Only the lines from the start of the data to the line containing "Chart.register(...registerables);", both included, should be output, exactly and without pictures.
══ PROVIDED MATERIAL ══
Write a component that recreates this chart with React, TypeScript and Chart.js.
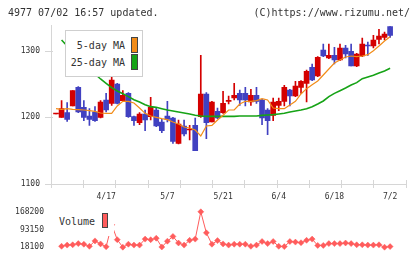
import React, { useEffect, useRef } from "react";
import { Chart, registerables } from "chart.js";

Chart.register(...registerables);

// Trading days shown on the chart (2024)
const dates = [
  "4/4", "4/5", "4/8", "4/9", "4/10", "4/11", "4/12", "4/15", "4/16", "4/17",
  "4/18", "4/19", "4/22", "4/23", "4/24", "4/25", "4/26", "4/30", "5/1", "5/2",
  "5/7", "5/8", "5/9", "5/10", "5/13", "5/14", "5/15", "5/16", "5/17", "5/20",
  "5/21", "5/22", "5/23", "5/24", "5/27", "5/28", "5/29", "5/30", "5/31", "6/3",
  "6/4", "6/5", "6/6", "6/7", "6/10", "6/11", "6/12", "6/13", "6/14", "6/17",
  "6/18", "6/19", "6/20", "6/21", "6/24", "6/25", "6/26", "6/27", "6/28", "7/1",
  "7/2",
];
const tickDates = ["4/17", "5/7", "5/21", "6/4", "6/18", "7/2"];

const opens = [
  1205, 1200, 1207, 1217, 1245, 1215, 1202, 1208, 1200, 1226,
  1221, 1250, 1225, 1236, 1201, 1192, 1205, 1201, 1211, 1193,
  1202, 1199, 1161, 1187, 1181, 1188, 1201, 1235, 1193, 1209,
  1207, 1224, 1229, 1236, 1236, 1223, 1233, 1226, 1211, 1203,
  1218, 1224, 1241, 1232, 1245, 1251, 1275, 1262, 1301, 1289,
  1293, 1286, 1304, 1299, 1277, 1292, 1308, 1307, 1317, 1320,
  1336,
];
const highs = [
  1206, 1225, 1222, 1240, 1246, 1225, 1213, 1216, 1225, 1236,
  1266, 1251, 1240, 1237, 1202, 1207, 1211, 1230, 1215, 1197,
  1224, 1200, 1196, 1196, 1188, 1199, 1293, 1237, 1224, 1214,
  1239, 1232, 1251, 1241, 1245, 1242, 1245, 1227, 1213, 1229,
  1229, 1248, 1242, 1254, 1255, 1271, 1280, 1291, 1310, 1310,
  1305, 1310, 1308, 1310, 1296, 1319, 1313, 1323, 1332, 1328,
  1336,
];
const lows = [
  1205, 1200, 1194, 1217, 1207, 1195, 1188, 1194, 1199, 1208,
  1218, 1220, 1224, 1200, 1188, 1189, 1180, 1196, 1186, 1177,
  1193, 1161, 1160, 1172, 1166, 1150, 1200, 1168, 1193, 1198,
  1206, 1220, 1226, 1218, 1217, 1218, 1221, 1189, 1174, 1195,
  1210, 1217, 1217, 1231, 1236, 1223, 1255, 1261, 1291, 1288,
  1280, 1285, 1289, 1277, 1276, 1291, 1293, 1304, 1310, 1316,
  1320,
];
const closes = [
  1206, 1213, 1197, 1240, 1208, 1200, 1197, 1195, 1223, 1211,
  1256, 1221, 1233, 1201, 1195, 1205, 1196, 1215, 1187, 1180,
  1197, 1164, 1190, 1175, 1182, 1150, 1235, 1192, 1223, 1199,
  1221, 1225, 1233, 1226, 1226, 1233, 1224, 1199, 1195, 1223,
  1224, 1245, 1232, 1247, 1254, 1269, 1256, 1290, 1292, 1293,
  1286, 1304, 1295, 1277, 1295, 1310, 1307, 1316, 1322, 1325,
  1323,
];

const ma5 = [
  1213, 1212, 1213, 1212, 1211.5, 1211, 1210, 1209, 1206.5, 1206,
  1206, 1217, 1224, 1224, 1221.5, 1214, 1206, 1202, 1200, 1198,
  1196.5, 1193, 1190, 1185.5, 1184, 1181, 1172, 1187, 1188, 1196,
  1203, 1211, 1211, 1220, 1224, 1224, 1225, 1228, 1226, 1214,
  1213, 1213, 1218.5, 1224, 1235, 1243, 1249, 1254.5, 1263.5, 1272.5,
  1281.5, 1286, 1290.5, 1292, 1291, 1292, 1294, 1300, 1307, 1314.5,
  1321,
];
const ma25 = [
  null, 1316, 1307, 1298, 1290, 1281.5, 1273, 1265, 1257.5, 1251,
  1244.5, 1239.5, 1235.5, 1231, 1226.5, 1223, 1219, 1216, 1215, 1213,
  1211, 1209.5, 1208, 1206.5, 1205, 1203, 1202, 1201.5, 1201.5, 1201.5,
  1201.5, 1201.5, 1201.5, 1202, 1202, 1202, 1202, 1203, 1203.5, 1204,
  1205, 1206, 1208, 1209.5, 1211, 1213, 1216, 1220, 1224.5, 1231,
  1236, 1240, 1244, 1248.5, 1252, 1258, 1260.5, 1263, 1266.5, 1269.5,
  1273.5,
];
const volumes = [
  null, 22000, 27000, 28300, 33300, 30800, 21900, 44800, 32100, 20000,
  113000, 50000, 18100, 30800, 27000, 27000, 52400, 49800, 56200, 19000,
  43500, 63800, 35900, 27000, 47300, 52400, 168200, 79100, 30800, 46000,
  32100, 27000, 30800, 30800, 30800, 21900, 27000, 42200, 33300, 42200,
  21900, 20600, 42200, 39700, 37100, 47300, 52400, 25700, 25700, 33300,
  33300, 33300, 35900, 33300, 28300, 28300, 27000, 27000, 28300, 18100,
  20600,
];

const priceTicks = [1100, 1200, 1300];
const volumeTicks = [18100, 93150, 168200];

const UP = "#d40000";
const DOWN = "#4141c1";
const MA5_COLOR = "#f28c18";
const MA25_COLOR = "#16a316";
const VOL_COLOR = "#ff5c5c";
const AXIS = "#d6d6d6";
const TEXT = "#333333";
const MONO = "'DejaVu Sans Mono', monospace";

const X_MIN = -0.9;
const X_MAX = 62.8;
const PRICE_MIN = 1100;
const PRICE_MAX = 1338.5;

const candleColors = opens.map((o, i) => (closes[i] >= o ? UP : DOWN));

const points = (arr: (number | null)[]) =>
  arr
    .map((v, i) => ({ x: i, y: v }))
    .filter((p) => p.y !== null) as { x: number; y: number }[];

// Short tick marks crossing the axis lines of the price panel
const axisMarks = {
  id: "axisMarks",
  beforeDatasetsDraw(chart: any) {
    const { ctx, chartArea } = chart;
    const { left, right, bottom } = chartArea;
    const yScale = chart.scales.y;
    ctx.save();
    ctx.strokeStyle = AXIS;
    ctx.lineWidth = 1;
    ctx.beginPath();
    for (let k = 0; k <= 11; k++) {
      const px = Math.round(left + ((right - left) * k) / 11) + 0.5;
      ctx.moveTo(px, bottom - 4);
      ctx.lineTo(px, bottom + 4);
    }
    for (const v of priceTicks) {
      const py = Math.round(yScale.getPixelForValue(v)) + 0.5;
      ctx.moveTo(left - 6, py);
      ctx.lineTo(left + 2, py);
    }
    ctx.stroke();
    ctx.restore();
  },
};

const tickFont = { family: MONO, size: 8 };
const plainNumber = (v: any) => String(v);

export default function App() {
  const priceRef = useRef<HTMLCanvasElement>(null);
  const volRef = useRef<HTMLCanvasElement>(null);

  useEffect(() => {
    const priceChart = new Chart(priceRef.current as HTMLCanvasElement, {
      type: "bar",
      data: {
        datasets: [
          {
            type: "line",
            label: "5-day MA",
            data: points(ma5),
            borderColor: MA5_COLOR,
            borderWidth: 1.2,
            pointRadius: 0,
            order: 0,
          } as any,
          {
            type: "line",
            label: "25-day MA",
            data: points(ma25),
            borderColor: MA25_COLOR,
            borderWidth: 1.6,
            pointRadius: 0,
            order: 0,
          } as any,
          {
            type: "bar",
            label: "body",
            data: opens.map((o, i) => ({ x: i, y: [o, closes[i]] })),
            backgroundColor: candleColors,
            barThickness: 5,
            minBarLength: 1,
            grouped: false,
            borderWidth: 0,
            order: 1,
          } as any,
          {
            type: "bar",
            label: "wick",
            data: lows.map((l, i) => ({ x: i, y: [l, highs[i]] })),
            backgroundColor: candleColors,
            barThickness: 1,
            grouped: false,
            borderWidth: 0,
            order: 2,
          } as any,
        ],
      },
      options: {
        responsive: false,
        animation: false,
        devicePixelRatio: 1,
        layout: { padding: { left: 0, right: 14.3, top: 25, bottom: 0 } },
        plugins: { legend: { display: false }, tooltip: { enabled: false } },
        scales: {
          x: {
            type: "linear",
            min: X_MIN,
            max: X_MAX,
            offset: false,
            afterBuildTicks: (s: any) => {
              s.ticks = tickDates.map((d) => ({ value: dates.indexOf(d) }));
            },
            afterFit: (s: any) => {
              s.height = 21;
            },
            ticks: {
              autoSkip: false,
              maxRotation: 0,
              minRotation: 0,
              padding: 8,
              font: tickFont,
              color: TEXT,
              callback: (v: any) => dates[v as number] ?? "",
            },
            grid: { display: false, drawTicks: false },
            border: { display: true, color: AXIS },
          },
          y: {
            type: "linear",
            min: PRICE_MIN,
            max: PRICE_MAX,
            afterBuildTicks: (s: any) => {
              s.ticks = priceTicks.map((v) => ({ value: v }));
            },
            afterFit: (s: any) => {
              s.width = 51;
            },
            ticks: { padding: 11, font: tickFont, color: TEXT, callback: plainNumber },
            grid: { display: false, drawTicks: false },
            border: { display: true, color: AXIS },
          },
        },
      } as any,
      plugins: [axisMarks],
    });

    const volChart = new Chart(volRef.current as HTMLCanvasElement, {
      type: "line",
      data: {
        datasets: [
          {
            label: "Volume",
            data: points(volumes),
            borderColor: VOL_COLOR,
            borderWidth: 1,
            pointStyle: "rectRot",
            pointRadius: 3,
            pointBackgroundColor: VOL_COLOR,
            pointBorderColor: VOL_COLOR,
            pointBorderWidth: 0.5,
            clip: false,
          } as any,
        ],
      },
      options: {
        responsive: false,
        animation: false,
        devicePixelRatio: 1,
        layout: { padding: { left: 0, right: 14.3, top: 9, bottom: 10.7 } },
        plugins: { legend: { display: false }, tooltip: { enabled: false } },
        scales: {
          x: { type: "linear", min: X_MIN, max: X_MAX, display: false },
          y: {
            type: "linear",
            min: volumeTicks[0],
            max: volumeTicks[2],
            afterBuildTicks: (s: any) => {
              s.ticks = volumeTicks.map((v) => ({ value: v }));
            },
            afterFit: (s: any) => {
              s.width = 51;
            },
            ticks: { padding: 7, font: tickFont, color: TEXT, callback: plainNumber },
            grid: { display: false, drawTicks: false },
            border: { display: false },
          },
        },
      } as any,
    });

    return () => {
      priceChart.destroy();
      volChart.destroy();
    };
  }, []);

  const text: React.CSSProperties = {
    position: "absolute",
    fontFamily: MONO,
    fontSize: 10,
    lineHeight: "12px",
    color: TEXT,
    whiteSpace: "pre",
  };

  return (
    <div
      style={{
        position: "fixed",
        left: 0,
        top: 0,
        width: 420,
        height: 259,
        background: "#ffffff",
        overflow: "hidden",
      }}
    >
      <canvas
        ref={priceRef}
        width={420}
        height={205}
        style={{ position: "absolute", left: 0, top: 0 }}
      />
      <canvas
        ref={volRef}
        width={420}
        height={59}
        style={{ position: "absolute", left: 0, top: 200 }}
      />

      <div style={{ ...text, left: 8, top: 7 }}>4977 07/02 16:57 updated.</div>
      <div style={{ ...text, right: 10, top: 7 }}>(C)https://www.rizumu.net/</div>

      {/* moving-average legend */}
      <div
        style={{
          position: "absolute",
          left: 65,
          top: 30,
          width: 78,
          height: 47,
          boxSizing: "border-box",
          border: "1px solid #cfcfcf",
          background: "#ffffff",
        }}
      />
      <div style={{ ...text, left: 65, width: 60, top: 40, textAlign: "right" }}>5-day MA</div>
      <div style={{ ...text, left: 65, width: 60, top: 57, textAlign: "right" }}>25-day MA</div>
      <div
        style={{
          position: "absolute",
          left: 131,
          top: 37,
          width: 7,
          height: 16,
          boxSizing: "border-box",
          border: "1px solid #444",
          background: MA5_COLOR,
        }}
      />
      <div
        style={{
          position: "absolute",
          left: 131,
          top: 54,
          width: 7,
          height: 16,
          boxSizing: "border-box",
          border: "1px solid #444",
          background: MA25_COLOR,
        }}
      />

      {/* volume legend */}
      <div
        style={{
          position: "absolute",
          left: 55,
          top: 205,
          width: 58.5,
          height: 31,
          background: "#ffffff",
        }}
      />
      <div style={{ ...text, left: 59, top: 216 }}>Volume</div>
      <div
        style={{
          position: "absolute",
          left: 102,
          top: 213,
          width: 6,
          height: 15,
          boxSizing: "border-box",
          border: "1px solid #444",
          background: VOL_COLOR,
        }}
      />
    </div>
  );
}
═══
FINISHED ANSWER:
Write a component that recreates this chart with React, TypeScript and Chart.js.
import React, { useEffect, useRef } from "react";
import { Chart, registerables } from "chart.js";

Chart.register(...registerables);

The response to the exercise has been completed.